Any number of commentators have branded Aldrich a cynic, but in this and other films, he comes close to being a certifiable nihilist. The Grissom Gang reminds one at times of the similarly ill mannered and deliberately overwrought narratives of Rainer Werner Fassbinder. Both deny the viewer a comfortable compass to gauge their ethical ambivalence or a character with whom to identify or sympathize. No wonder audiences found themselves at sea and uninterested.

Nowhere does the daring of Aldrich’s approach succeed so much as in the taboo-breaking romance between Slim and Barbara. At first, the young woman comes across as spoiled and devoid of sympathy for this amiable imbecile. She treats him pleasingly only as a means of self-protection, and the viewer gets the feeling that she observes the world through little more than the skewed lens of her social privilege. Aldrich toys with our attempts at identification by nearly mocking Barbara, almost as if she deserves to be tumbled off her high horse just out of principle. Slim’s complexity makes him even less easy for the audience to assimilate.
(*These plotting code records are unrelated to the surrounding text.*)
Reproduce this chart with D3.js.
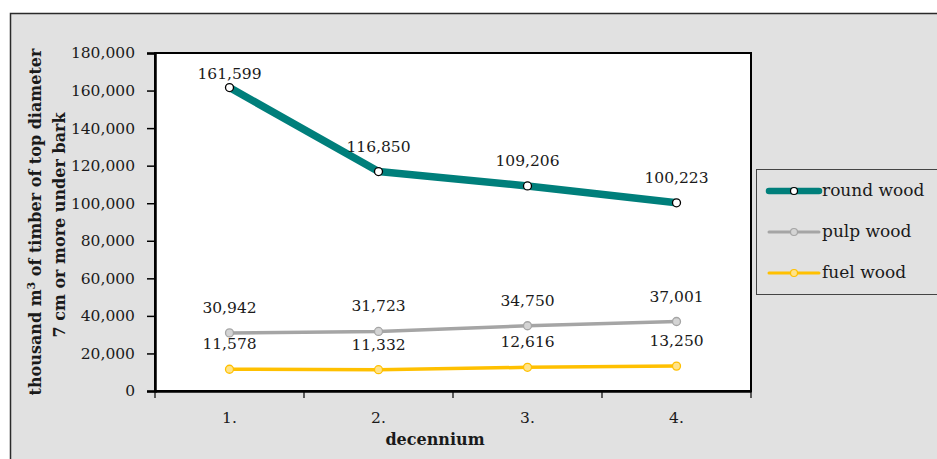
<!DOCTYPE html>
<html>
<head>
<meta charset="utf-8">
<script src="https://cdn.jsdelivr.net/npm/d3@7"></script>
<style>
  html, body { margin: 0; padding: 0; background: #ffffff; }
  svg { display: block; }
  text { font-family: "DejaVu Serif", "Liberation Serif", serif; fill: #1a1a1a; }
</style>
</head>
<body>
<svg id="chart" width="937" height="459"></svg>
<script>
// Decennial timber volumes by assortment
const categories = ["1.", "2.", "3.", "4."];
const roundWood = [161599, 116850, 109206, 100223];
const pulpWood = [30942, 31723, 34750, 37001];
const fuelWood = [11578, 11332, 12616, 13250];
const yTicks = [0, 20000, 40000, 60000, 80000, 100000, 120000, 140000, 160000, 180000];
const seriesNames = ["round wood", "pulp wood", "fuel wood"];

const series = [
  { name: seriesNames[0], values: roundWood, color: "#007f7b", width: 7.5, mFill: "#ffffff", mStroke: "#000000" },
  { name: seriesNames[1], values: pulpWood, color: "#a5a5a5", width: 3.5, mFill: "#d4d4d4", mStroke: "#a5a5a5" },
  { name: seriesNames[2], values: fuelWood, color: "#ffc000", width: 3.5, mFill: "#ffe38a", mStroke: "#ffc000" }
];

const svg = d3.select("#chart");
const plot = { left: 155, right: 751, top: 53, bottom: 391 };

// chart area background and border
svg.append("rect")
  .attr("x", 10.5).attr("y", 13.5)
  .attr("width", 940).attr("height", 460)
  .attr("fill", "#e1e1e1")
  .attr("stroke", "#2a2a2a").attr("stroke-width", 1.5);

const x = d3.scaleBand().domain(categories).range([plot.left, plot.right]).padding(0);
const y = d3.scaleLinear().domain([0, 180000]).range([plot.bottom, plot.top]);
const cx = d => x(d) + x.bandwidth() / 2;

// plot area
svg.append("rect")
  .attr("x", plot.left).attr("y", plot.top)
  .attr("width", plot.right - plot.left).attr("height", plot.bottom - plot.top)
  .attr("fill", "#ffffff")
  .attr("stroke", "#000000").attr("stroke-width", 2);

// y axis
const yAxis = svg.append("g")
  .attr("transform", `translate(${plot.left},0)`)
  .call(d3.axisLeft(y).tickValues(yTicks).tickFormat(d3.format(",")).tickSize(8).tickPadding(12));
yAxis.select(".domain").attr("stroke", "#000").attr("stroke-width", 2.5);
yAxis.selectAll(".tick line").attr("stroke", "#000").attr("stroke-width", 1.5);
yAxis.selectAll(".tick text").attr("font-size", 15.5).attr("font-family", "DejaVu Serif").attr("fill", "#1a1a1a");

// x axis: labels at category centres, ticks on category boundaries
const xAxis = svg.append("g")
  .attr("transform", `translate(0,${plot.bottom})`)
  .call(d3.axisBottom(x).tickSize(0).tickPadding(21));
xAxis.select(".domain").attr("stroke", "#000").attr("stroke-width", 2.5);
xAxis.selectAll(".tick text").attr("font-size", 15.5).attr("font-family", "DejaVu Serif").attr("fill", "#1a1a1a");
const bounds = categories.map(c => x(c)).concat([plot.right]);
svg.append("g").selectAll("line").data(bounds).join("line")
  .attr("x1", d => d).attr("x2", d => d)
  .attr("y1", plot.bottom).attr("y2", plot.bottom + 7)
  .attr("stroke", "#000").attr("stroke-width", 1.2);

// axis titles
svg.append("text")
  .attr("x", 435).attr("y", 445)
  .attr("text-anchor", "middle")
  .attr("font-size", 16).attr("font-weight", "bold")
  .text("decennium");

const yTitle = svg.append("text")
  .attr("transform", "translate(41,222) rotate(-90)")
  .attr("text-anchor", "middle")
  .attr("font-size", 16).attr("font-weight", "bold");
yTitle.append("tspan").attr("x", 0).attr("dy", 0).text("thousand m");
yTitle.append("tspan").attr("dy", -6).attr("font-size", 11).text("3");
yTitle.append("tspan").attr("dy", 6).text(" of timber of top diameter");
svg.append("text")
  .attr("transform", "translate(65,225) rotate(-90)")
  .attr("text-anchor", "middle")
  .attr("font-size", 16).attr("font-weight", "bold")
  .text("7 cm or more under bark");

// series lines, markers and value labels
const line = d3.line().x((d, i) => cx(categories[i])).y(d => y(d));
series.forEach(s => {
  svg.append("path")
    .attr("d", line(s.values))
    .attr("fill", "none")
    .attr("stroke", s.color)
    .attr("stroke-width", s.width)
    .attr("stroke-linejoin", "round");
  svg.append("g").selectAll("circle").data(s.values).join("circle")
    .attr("cx", (d, i) => cx(categories[i]))
    .attr("cy", d => y(d))
    .attr("r", 4)
    .attr("fill", s.mFill)
    .attr("stroke", s.mStroke)
    .attr("stroke-width", 1.3);
  svg.append("g").selectAll("text").data(s.values).join("text")
    .attr("x", (d, i) => cx(categories[i]))
    .attr("y", d => Math.max(y(d) - 20, 79))
    .attr("text-anchor", "middle")
    .attr("font-size", 15.5)
    .text(d => d3.format(",")(d));
});

// legend
svg.append("rect")
  .attr("x", 756.5).attr("y", 169.5)
  .attr("width", 200).attr("height", 125)
  .attr("fill", "#e1e1e1")
  .attr("stroke", "#444").attr("stroke-width", 1);
const legendY = [191, 232, 273];
series.forEach((s, i) => {
  const g = svg.append("g").attr("transform", `translate(0,${legendY[i]})`);
  g.append("line")
    .attr("x1", 769).attr("x2", 819)
    .attr("stroke", s.color).attr("stroke-width", s.width - (i === 0 ? 1 : 0.5))
    .attr("stroke-linecap", "round");
  g.append("circle")
    .attr("cx", 794).attr("r", 3.5)
    .attr("fill", s.mFill).attr("stroke", s.mStroke).attr("stroke-width", 1.2);
  g.append("text")
    .attr("x", 822).attr("y", 5)
    .attr("font-size", 17)
    .text(s.name);
});
</script>
</body>
</html>
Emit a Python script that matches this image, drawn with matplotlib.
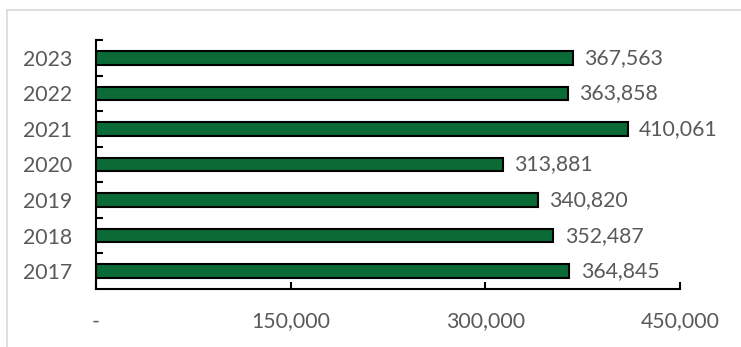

At one and the same time a child and an assassin, Slim oscillates between wide-eyed antagonism and smooth-tongued surrender.

Yet, Barbara finally comes to see his purity of purpose during their last encounter in the barn. Little matters to Slim in the world other than her, and their union transcends class, morality, and even good sense. No partner from the conventional world she left behind would commit himself to Barbara as unreservedly as Slim does. Darby and Wilson create remarkably rounded individuals out of clichés: the stuck-up bitch and the psycho street punk.

For some, Aldrich routinely fell prey to unpalatable hyperbole. For others, he engaged the crazy quilt of American society with audacity and energy that are difficult to resist. The Grissom Gang, along with Kiss Me Deadly and the scalding anti-imperialist Western Ulzana’s Raid (1971), rank among the most compelling narratives in mainstream Hollywood history. Like his characters, Aldrich went for broke, taking his audiences on a thrill ride that could be thoughtful and hair-raising at the same time.